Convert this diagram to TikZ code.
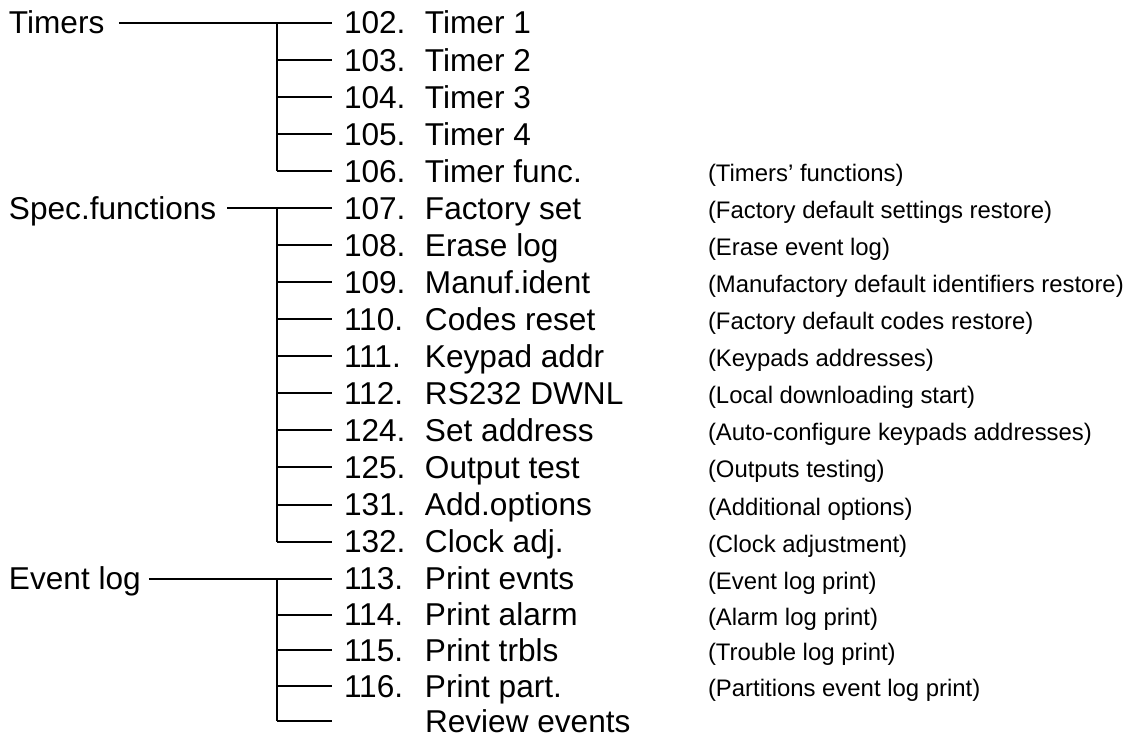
\documentclass[tikz,border=0pt]{standalone}
\usepackage{fontspec}
\setmainfont{Liberation Sans}
\newcommand{\numbox}[1]{\makebox[81pt][l]{#1}}
\begin{document}
\begin{tikzpicture}[x=1pt, y=-1pt, line width=2pt,
  grp/.style={anchor=west, inner sep=0pt, text height=22.6pt, text depth=0pt, font=\fontsize{31.6pt}{36pt}\selectfont},
  itm/.style={anchor=west, inner xsep=11.3pt, inner ysep=0pt, text height=22.6pt, text depth=0pt, font=\fontsize{31.6pt}{36pt}\selectfont},
  note/.style={anchor=west, inner sep=0pt, text height=21pt, text depth=0pt, font=\fontsize{23.9pt}{28pt}\selectfont}]
\useasboundingbox (0,0) rectangle (1126,738);
% Timers
\node[grp] (grp0) at (8,22.7){Timers};
\node[itm] (itm102) at (331.7,22.7){\numbox{102.}Timer 1};
\node[itm] (itm103) at (331.7,59.8){\numbox{103.}Timer 2};
\node[itm] (itm104) at (331.7,96.8){\numbox{104.}Timer 3};
\node[itm] (itm105) at (331.7,133.9){\numbox{105.}Timer 4};
\node[itm] (itm106) at (331.7,170.9){\numbox{106.}Timer func.};
\node[note] (nt106) at (707,170.9){(Timers’ functions)};
\coordinate (bar0) at (276.7,22.7);
\draw ([xshift=13.5pt]grp0.east) -- (itm102.west);
\draw (bar0) -- (bar0 |- itm106.west);
\draw (bar0 |- itm103.west) -- (itm103.west);
\draw (bar0 |- itm104.west) -- (itm104.west);
\draw (bar0 |- itm105.west) -- (itm105.west);
\draw (bar0 |- itm106.west) -- (itm106.west);
% Spec.functions
\node[grp] (grp1) at (8,208.0){Spec.functions};
\node[itm] (itm107) at (331.7,208.0){\numbox{107.}Factory set};
\node[itm] (itm108) at (331.7,245.1){\numbox{108.}Erase log};
\node[itm] (itm109) at (331.7,282.1){\numbox{109.}Manuf.ident};
\node[itm] (itm110) at (331.7,319.2){\numbox{110.}Codes reset};
\node[itm] (itm111) at (331.7,356.2){\numbox{111.}Keypad addr};
\node[itm] (itm112) at (331.7,393.3){\numbox{112.}RS232 DWNL};
\node[itm] (itm124) at (331.7,430.4){\numbox{124.}Set address};
\node[itm] (itm125) at (331.7,467.4){\numbox{125.}Output test};
\node[itm] (itm131) at (331.7,504.5){\numbox{131.}Add.options};
\node[itm] (itm132) at (331.7,541.5){\numbox{132.}Clock adj.};
\node[note] (nt107) at (707,208.0){(Factory default settings restore)};
\node[note] (nt108) at (707,245.1){(Erase event log)};
\node[note] (nt109) at (707,282.1){(Manufactory default identifiers restore)};
\node[note] (nt110) at (707,319.2){(Factory default codes restore)};
\node[note] (nt111) at (707,356.2){(Keypads addresses)};
\node[note] (nt112) at (707,393.3){(Local downloading start)};
\node[note] (nt124) at (707,430.4){(Auto-configure keypads addresses)};
\node[note] (nt125) at (707,467.4){(Outputs testing)};
\node[note] (nt131) at (707,504.5){(Additional options)};
\node[note] (nt132) at (707,541.5){(Clock adjustment)};
\coordinate (bar1) at (276.7,208.0);
\draw ([xshift=10pt]grp1.east) -- (itm107.west);
\draw (bar1) -- (bar1 |- itm132.west);
\draw (bar1 |- itm108.west) -- (itm108.west);
\draw (bar1 |- itm109.west) -- (itm109.west);
\draw (bar1 |- itm110.west) -- (itm110.west);
\draw (bar1 |- itm111.west) -- (itm111.west);
\draw (bar1 |- itm112.west) -- (itm112.west);
\draw (bar1 |- itm124.west) -- (itm124.west);
\draw (bar1 |- itm125.west) -- (itm125.west);
\draw (bar1 |- itm131.west) -- (itm131.west);
\draw (bar1 |- itm132.west) -- (itm132.west);
% Event log
\node[grp] (grp2) at (8,578.6){Event log};
\node[itm] (itm113) at (331.7,578.6){\numbox{113.}Print evnts};
\node[itm] (itm114) at (331.7,614.5){\numbox{114.}Print alarm};
\node[itm] (itm115) at (331.7,650.3){\numbox{115.}Print trbls};
\node[itm] (itm116) at (331.7,686.2){\numbox{116.}Print part.};
\node[itm] (itmrev) at (331.7,721.0){\numbox{}Review events};
\node[note] (nt113) at (707,578.6){(Event log print)};
\node[note] (nt114) at (707,614.5){(Alarm log print)};
\node[note] (nt115) at (707,650.3){(Trouble log print)};
\node[note] (nt116) at (707,686.2){(Partitions event log print)};
\coordinate (bar2) at (276.7,578.6);
\draw ([xshift=7pt]grp2.east) -- (itm113.west);
\draw (bar2) -- (bar2 |- itmrev.west);
\draw (bar2 |- itm114.west) -- (itm114.west);
\draw (bar2 |- itm115.west) -- (itm115.west);
\draw (bar2 |- itm116.west) -- (itm116.west);
\draw (bar2 |- itmrev.west) -- (itmrev.west);
\end{tikzpicture}
\end{document}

-*-*-

- [PROBLEM DESCRIPTION]: Omit the pictures and reproduce the listing exactly.

- [EXERCISE RESULT]:
Convert this diagram to TikZ code.
\documentclass[tikz,border=0pt]{standalone}
\usepackage{fontspec}
\setmainfont{Liberation Sans}
\newcommand{\numbox}[1]{\makebox[81pt][l]{#1}}
\begin{document}
\begin{tikzpicture}[x=1pt, y=-1pt, line width=2pt,
  grp/.style={anchor=west, inner sep=0pt, text height=22.6pt, text depth=0pt, font=\fontsize{31.6pt}{36pt}\selectfont},
  itm/.style={anchor=west, inner xsep=11.3pt, inner ysep=0pt, text height=22.6pt, text depth=0pt, font=\fontsize{31.6pt}{36pt}\selectfont},
  note/.style={anchor=west, inner sep=0pt, text height=21pt, text depth=0pt, font=\fontsize{23.9pt}{28pt}\selectfont}]
\useasboundingbox (0,0) rectangle (1126,738);
% Timers
\node[grp] (grp0) at (8,22.7){Timers};
\node[itm] (itm102) at (331.7,22.7){\numbox{102.}Timer 1};
\node[itm] (itm103) at (331.7,59.8){\numbox{103.}Timer 2};
\node[itm] (itm104) at (331.7,96.8){\numbox{104.}Timer 3};
\node[itm] (itm105) at (331.7,133.9){\numbox{105.}Timer 4};
\node[itm] (itm106) at (331.7,170.9){\numbox{106.}Timer func.};
\node[note] (nt106) at (707,170.9){(Timers’ functions)};
\coordinate (bar0) at (276.7,22.7);
\draw ([xshift=13.5pt]grp0.east) -- (itm102.west);
\draw (bar0) -- (bar0 |- itm106.west);
\draw (bar0 |- itm103.west) -- (itm103.west);
\draw (bar0 |- itm104.west) -- (itm104.west);
\draw (bar0 |- itm105.west) -- (itm105.west);
\draw (bar0 |- itm106.west) -- (itm106.west);
% Spec.functions
\node[grp] (grp1) at (8,208.0){Spec.functions};
\node[itm] (itm107) at (331.7,208.0){\numbox{107.}Factory set};
\node[itm] (itm108) at (331.7,245.1){\numbox{108.}Erase log};
\node[itm] (itm109) at (331.7,282.1){\numbox{109.}Manuf.ident};
\node[itm] (itm110) at (331.7,319.2){\numbox{110.}Codes reset};
\node[itm] (itm111) at (331.7,356.2){\numbox{111.}Keypad addr};
\node[itm] (itm112) at (331.7,393.3){\numbox{112.}RS232 DWNL};
\node[itm] (itm124) at (331.7,430.4){\numbox{124.}Set address};
\node[itm] (itm125) at (331.7,467.4){\numbox{125.}Output test};
\node[itm] (itm131) at (331.7,504.5){\numbox{131.}Add.options};
\node[itm] (itm132) at (331.7,541.5){\numbox{132.}Clock adj.};
\node[note] (nt107) at (707,208.0){(Factory default settings restore)};
\node[note] (nt108) at (707,245.1){(Erase event log)};
\node[note] (nt109) at (707,282.1){(Manufactory default identifiers restore)};
\node[note] (nt110) at (707,319.2){(Factory default codes restore)};
\node[note] (nt111) at (707,356.2){(Keypads addresses)};
\node[note] (nt112) at (707,393.3){(Local downloading start)};
\node[note] (nt124) at (707,430.4){(Auto-configure keypads addresses)};
\node[note] (nt125) at (707,467.4){(Outputs testing)};
\node[note] (nt131) at (707,504.5){(Additional options)};
\node[note] (nt132) at (707,541.5){(Clock adjustment)};
\coordinate (bar1) at (276.7,208.0);
\draw ([xshift=10pt]grp1.east) -- (itm107.west);
\draw (bar1) -- (bar1 |- itm132.west);
\draw (bar1 |- itm108.west) -- (itm108.west);
\draw (bar1 |- itm109.west) -- (itm109.west);
\draw (bar1 |- itm110.west) -- (itm110.west);
\draw (bar1 |- itm111.west) -- (itm111.west);
\draw (bar1 |- itm112.west) -- (itm112.west);
\draw (bar1 |- itm124.west) -- (itm124.west);
\draw (bar1 |- itm125.west) -- (itm125.west);
\draw (bar1 |- itm131.west) -- (itm131.west);
\draw (bar1 |- itm132.west) -- (itm132.west);
% Event log
\node[grp] (grp2) at (8,578.6){Event log};
\node[itm] (itm113) at (331.7,578.6){\numbox{113.}Print evnts};
\node[itm] (itm114) at (331.7,614.5){\numbox{114.}Print alarm};
\node[itm] (itm115) at (331.7,650.3){\numbox{115.}Print trbls};
\node[itm] (itm116) at (331.7,686.2){\numbox{116.}Print part.};
\node[itm] (itmrev) at (331.7,721.0){\numbox{}Review events};
\node[note] (nt113) at (707,578.6){(Event log print)};
\node[note] (nt114) at (707,614.5){(Alarm log print)};
\node[note] (nt115) at (707,650.3){(Trouble log print)};
\node[note] (nt116) at (707,686.2){(Partitions event log print)};
\coordinate (bar2) at (276.7,578.6);
\draw ([xshift=7pt]grp2.east) -- (itm113.west);
\draw (bar2) -- (bar2 |- itmrev.west);
\draw (bar2 |- itm114.west) -- (itm114.west);
\draw (bar2 |- itm115.west) -- (itm115.west);
\draw (bar2 |- itm116.west) -- (itm116.west);
\draw (bar2 |- itmrev.west) -- (itmrev.west);
\end{tikzpicture}
\end{document}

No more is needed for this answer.